The biggest downside is that the ACA 6.3 client installation still de-activates the Lync-powered peer-to-peer voice/video inherent to Lync for that client. It’s because Standard and Enterprise CAL based Lync clients can’t communicate to an external PBX and the Avaya softphone engine that is embedded in the ACA client is powered by Avaya Aura (i.e. – a separate PBX). For most customers this isn’t a big deal. As long as everyone has ACA for Lync no one will know the difference. They get to use Lync that happens to have their voice/video powered by Avaya, and they have IM, presence, and screen sharing powered by Microsoft. It’s kind of a dreamy environment. If the customer has the Lync “Plus” CAL and has been administered to provide external SIP connectivity, this kludgy hybrid approach could be made seamless for voice calls, but Microsoft’s proprietary video implementation makes video connectivity impossible between ACA’d Lync client and non-ACA’d Lync Clients. I’m not sure if de-activating the Lync audio/video is an Avaya “feature” to reduce user confusion or something forced upon developers by Microsoft, but I really wish this de-activation was an administrable choice.
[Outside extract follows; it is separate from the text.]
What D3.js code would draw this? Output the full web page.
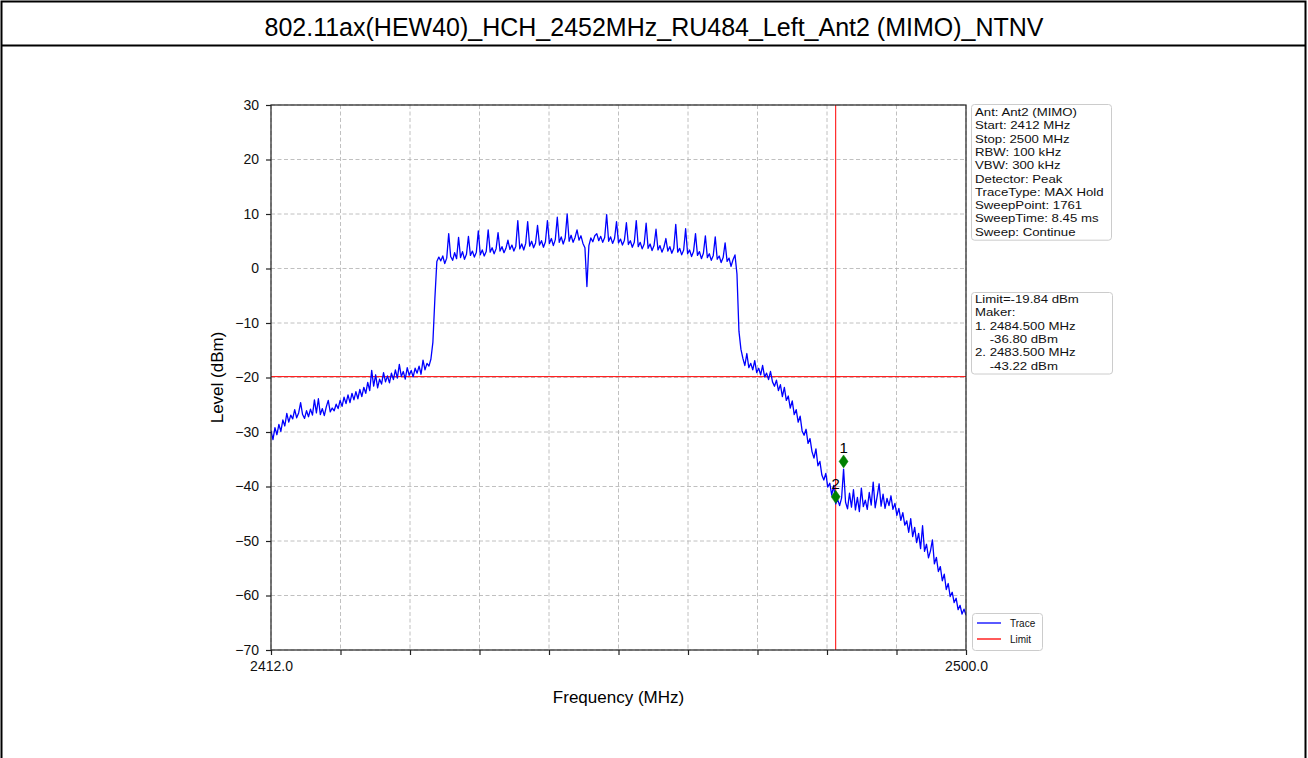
<!DOCTYPE html>
<html><head><meta charset="utf-8">
<script src="https://cdn.jsdelivr.net/npm/d3@7"></script>
<style>
body{margin:0;background:#fff;}
svg{display:block;font-family:"Liberation Sans",Arial,sans-serif;}
</style>
</head><body>
<svg id="chart" width="1308" height="758"></svg>
<script>
const title = "802.11ax(HEW40)_HCH_2452MHz_RU484_Left_Ant2 (MIMO)_NTNV";
const xLabel = "Frequency (MHz)";
const yLabel = "Level (dBm)";
const xDomain = [2412, 2500];
const yDomain = [-70, 30];
const yTicks = [-70, -60, -50, -40, -30, -20, -10, 0, 10, 20, 30];
const xTicks = [2412, 2420.8, 2429.6, 2438.4, 2447.2, 2456, 2464.8, 2473.6, 2482.4, 2491.2, 2500];
const xTickLabels = ["2412.0", "", "", "", "", "", "", "", "", "", "2500.0"];
const traceStart = 2412;
const traceStep = 0.25;
const traceLevels = [
  // 2412 - 2432.75
  -29.8,-31.4,-29.2,-30.5,-28.6,-29.9,-27.8,-28.9,-26.6,-28.2,
  -26.9,-27.6,-25.9,-27.4,-26.5,-24.6,-26.8,-27.5,-26.1,-27.2,
  -25.8,-26.9,-24.1,-26.5,-23.9,-26.8,-25.7,-27.0,-25.4,-24.2,
  -26.3,-25.6,-26.1,-24.9,-25.7,-24.2,-25.3,-23.6,-24.8,-23.2,
  -24.6,-22.9,-24.1,-22.6,-23.9,-22.2,-23.5,-21.8,-22.9,-20.9,
  -22.4,-18.7,-21.6,-19.5,-21.9,-20.3,-21.2,-19.1,-20.8,-19.7,
  -21.0,-19.2,-20.4,-18.6,-20.1,-17.6,-19.8,-18.9,-20.3,-18.2,
  -19.6,-18.7,-19.9,-18.3,-19.2,-17.9,-19.4,-16.8,-18.6,-17.4,
  -17.9,-16.6,-13.5,-5.5,1.3,
  // channel top
  2.1,1.4,2.3,0.9,1.9,
  6.4,2.2,1.5,2.9,1.8,5.7,2.0,3.1,1.7,2.6,
  5.9,2.4,3.2,2.1,3.0,6.9,2.5,3.4,2.3,3.1,
  7.1,3.0,3.8,2.7,3.6,6.6,3.2,4.0,2.9,3.7,
  5.2,3.5,4.3,3.2,4.1,8.8,3.6,4.5,3.4,4.6,
  8.6,4.1,5.0,3.8,4.7,7.9,4.3,5.1,3.9,4.9,
  8.8,4.6,5.5,4.2,5.3,9.4,4.8,5.8,4.5,5.6,
  10.0,5.0,6.1,4.8,5.7,7.1,5.2,6.0,4.6,3.8,
  -3.3,4.2,5.6,4.9,6.0,6.4,5.1,5.9,4.8,5.7,
  9.9,5.0,5.8,4.6,5.5,8.6,4.7,5.4,4.3,5.2,
  8.4,4.4,5.1,3.9,4.8,8.8,4.0,4.8,3.6,4.5,
  8.3,3.7,4.5,3.3,4.2,7.2,3.4,4.2,3.0,3.9,
  5.5,3.2,4.0,2.8,3.7,8.1,3.0,3.7,2.5,3.4,
  7.3,2.7,3.4,2.2,3.1,6.4,2.4,3.1,1.8,2.8,
  6.0,2.0,2.7,1.5,2.4,5.8,1.7,2.3,1.1,2.0,
  4.7,1.3,1.9,0.4,1.6,2.5,-1.0,-11.5,-14.8,
  // upper skirt
  -16.5,-17.8,-15.6,-18.2,-17.4,-18.6,-16.9,-19.1,-18.3,-19.5,
  -17.8,-19.9,-19.2,-20.4,-18.9,-20.8,-21.6,-20.5,-22.4,-21.3,
  -23.5,-21.8,-24.2,-23.4,-25.6,-24.3,-26.8,-25.9,-28.2,-27.1,
  -29.8,-30.6,-29.5,-32.1,-31.2,-33.6,-34.8,-33.1,-36.2,-35.4,
  -37.9,-38.8,-37.6,-40.1,-39.4,-41.6,-39.8,-43.2,-42.4,-43.5,
  -42.1,-36.8,-42.9,-44.1,-41.2,-43.8,-40.6,-44.3,-42.0,-44.6,
  -40.3,-43.7,-42.5,-44.2,-41.1,-43.4,-39.2,-43.9,-41.8,-39.5,
  -43.6,-41.4,-44.0,-42.2,-43.5,-41.7,-44.2,-43.1,-45.3,-44.0,
  -46.2,-44.8,-47.1,-46.3,-48.4,-45.9,-49.2,-47.5,-50.3,-48.6,
  -51.4,-47.2,-51.9,-50.6,-53.1,-51.8,-49.8,-54.2,-53.0,-55.6,
  -54.7,-57.3,-56.1,-58.9,-57.8,-60.2,-59.4,-61.3,-60.5,-62.6,
  -61.8,-63.4,-62.5,-63.6
];
const limitLevel = -19.84;
const limitFreq = 2483.5;
const markerNames = ["1", "2"];
const markerFreqs = [2484.5, 2483.5];
const markerLevels = [-35.4, -41.9];
const infoLines = ["Ant: Ant2 (MIMO)", "Start: 2412 MHz", "Stop: 2500 MHz", "RBW: 100 kHz", "VBW: 300 kHz",
  "Detector: Peak", "TraceType: MAX Hold", "SweepPoint: 1761", "SweepTime: 8.45 ms", "Sweep: Continue"];
const limitLines = ["Limit=-19.84 dBm", "Maker:", "1. 2484.500 MHz", "    -36.80 dBm", "2. 2483.500 MHz", "    -43.22 dBm"];
const legendItems = ["Trace", "Limit"];
const legendColors = ["#0000ff", "#ff0000"];

const svg = d3.select("#chart");
const W = 1308, H = 758;
const plot = {left: 271, right: 966, top: 105, bottom: 650};
const x = d3.scaleLinear().domain(xDomain).range([plot.left, plot.right]);
const y = d3.scaleLinear().domain(yDomain).range([plot.bottom, plot.top]);

svg.append("rect").attr("width", W).attr("height", H).attr("fill", "#fff");
// outer frame
svg.append("path").attr("d", `M1.5,${H} V1.5 H${W-2.5} V${H}`).attr("fill", "none").attr("stroke", "#000").attr("stroke-width", 2);
svg.append("line").attr("x1", 1).attr("x2", W-2).attr("y1", 45.5).attr("y2", 45.5).attr("stroke", "#000").attr("stroke-width", 2);
svg.append("text").attr("x", W/2).attr("y", 36).attr("text-anchor", "middle").attr("font-size", 25).attr("fill", "#000").text(title);

// grid
const g = svg.append("g");
g.selectAll("line.gy").data(yTicks).join("line").attr("class", "gy")
  .attr("x1", plot.left).attr("x2", plot.right).attr("y1", d => y(d)).attr("y2", d => y(d))
  .attr("stroke", "#b0b0b0").attr("stroke-dasharray", "4,2.5").attr("stroke-width", 0.8);
g.selectAll("line.gx").data(xTicks).join("line").attr("class", "gx")
  .attr("y1", plot.top).attr("y2", plot.bottom).attr("x1", d => x(d)).attr("x2", d => x(d))
  .attr("stroke", "#b0b0b0").attr("stroke-dasharray", "4,2.5").attr("stroke-width", 0.8);

// limit lines
svg.append("line").attr("x1", plot.left).attr("x2", plot.right).attr("y1", y(limitLevel)).attr("y2", y(limitLevel))
  .attr("stroke", "#ff0000").attr("stroke-width", 1);
svg.append("line").attr("y1", plot.top).attr("y2", plot.bottom).attr("x1", x(limitFreq)).attr("x2", x(limitFreq))
  .attr("stroke", "#ff0000").attr("stroke-width", 1);

// trace
svg.append("clipPath").attr("id", "clip").append("rect")
  .attr("x", plot.left).attr("y", plot.top).attr("width", plot.right - plot.left).attr("height", plot.bottom - plot.top);
const line = d3.line().x((d, i) => x(traceStart + i * traceStep)).y(d => y(d));
svg.append("path").datum(traceLevels).attr("d", line).attr("fill", "none")
  .attr("stroke", "#0000ff").attr("stroke-width", 1.3).attr("stroke-linejoin", "round").attr("clip-path", "url(#clip)");

// markers
const diamond = (cx, cy) => `M${cx},${cy-6.5} L${cx+4.5},${cy} L${cx},${cy+6.5} L${cx-4.5},${cy} Z`;
markerNames.forEach((n, i) => {
  const cx = x(markerFreqs[i]), cy = y(markerLevels[i]);
  svg.append("path").attr("d", diamond(cx, cy)).attr("fill", "#008000").attr("stroke", "#008000").attr("stroke-width", 0.5);
  svg.append("text").attr("x", cx).attr("y", cy - 8).attr("text-anchor", "middle").attr("font-size", 15).attr("fill", "#000").text(n);
});

// frame
svg.append("rect").attr("x", plot.left).attr("y", plot.top).attr("width", plot.right - plot.left).attr("height", plot.bottom - plot.top)
  .attr("fill", "none").attr("stroke", "#222").attr("stroke-width", 1.2);

// axes
const yAxis = svg.append("g").attr("transform", `translate(${plot.left},0)`)
  .call(d3.axisLeft(y).tickValues(yTicks).tickSize(5).tickPadding(7).tickFormat(d3.format("d")));
const xAxis = svg.append("g").attr("transform", `translate(0,${plot.bottom})`)
  .call(d3.axisBottom(x).tickValues(xTicks).tickSize(5).tickPadding(6).tickFormat((d, i) => xTickLabels[i]));
[yAxis, xAxis].forEach(a => {
  a.select(".domain").remove();
  a.selectAll(".tick line").attr("stroke", "#222").attr("stroke-width", 1.2);
  a.selectAll(".tick text").attr("font-size", 14).attr("fill", "#111").attr("font-family", '"Liberation Sans",Arial,sans-serif');
});

svg.append("text").attr("x", (plot.left + plot.right) / 2).attr("y", 703).attr("text-anchor", "middle")
  .attr("font-size", 17).attr("fill", "#000").text(xLabel);
svg.append("text").attr("transform", `translate(223,${(plot.top + plot.bottom) / 2}) rotate(-90)`).attr("text-anchor", "middle")
  .attr("font-size", 17).attr("fill", "#000").text(yLabel);

// info boxes
const boxFont = 11.8, boxLead = 13.3;
function textBox(lines, bx, by, bw, y0) {
  const bh = (lines.length - 1) * boxLead + (y0 - by) + 4.5;
  svg.append("rect").attr("x", bx).attr("y", by).attr("width", bw).attr("height", bh).attr("rx", 3)
    .attr("fill", "#fff").attr("stroke", "#cccccc").attr("stroke-width", 1);
  lines.forEach((l, i) => {
    svg.append("text").attr("transform", `translate(${bx + 3.5},${y0 + i * boxLead}) scale(1.12,1)`)
      .attr("font-size", boxFont).attr("fill", "#111").attr("xml:space", "preserve").text(l);
  });
}
textBox(infoLines, 971.5, 104.5, 140, 116);
textBox(limitLines, 971.5, 292.5, 141, 303);

// legend
const lg = svg.append("g");
lg.append("rect").attr("x", 972.5).attr("y", 613.5).attr("width", 70).attr("height", 37).attr("rx", 3)
  .attr("fill", "#fff").attr("stroke", "#cccccc");
legendItems.forEach((n, i) => {
  const ly = 623 + i * 16;
  lg.append("line").attr("x1", 977).attr("x2", 1001).attr("y1", ly).attr("y2", ly).attr("stroke", legendColors[i]).attr("stroke-width", 1.3);
  lg.append("text").attr("x", 1010).attr("y", ly + 3.5).attr("font-size", 10).attr("fill", "#111").text(n);
});
</script>
</body></html>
I’ll definitely keep you posted on these preliminarily documented features as we participate in the Avaya ACA 6.3 for Microsoft Lync. This is going to be a great solution for a lot of Avaya customers that want to leverage their investment in a proven, reliable communications architecture to enhance the capabilities of a very powerful, easy to use, tightly integrated desktop experience. You have many options when it comes to integrating Microsoft and Avaya. Avaya ACA is not the answer for all customers. One size does NOT fit all. Know your users. Know their needs. Know your options. Connect the dots and be the trusted advisor.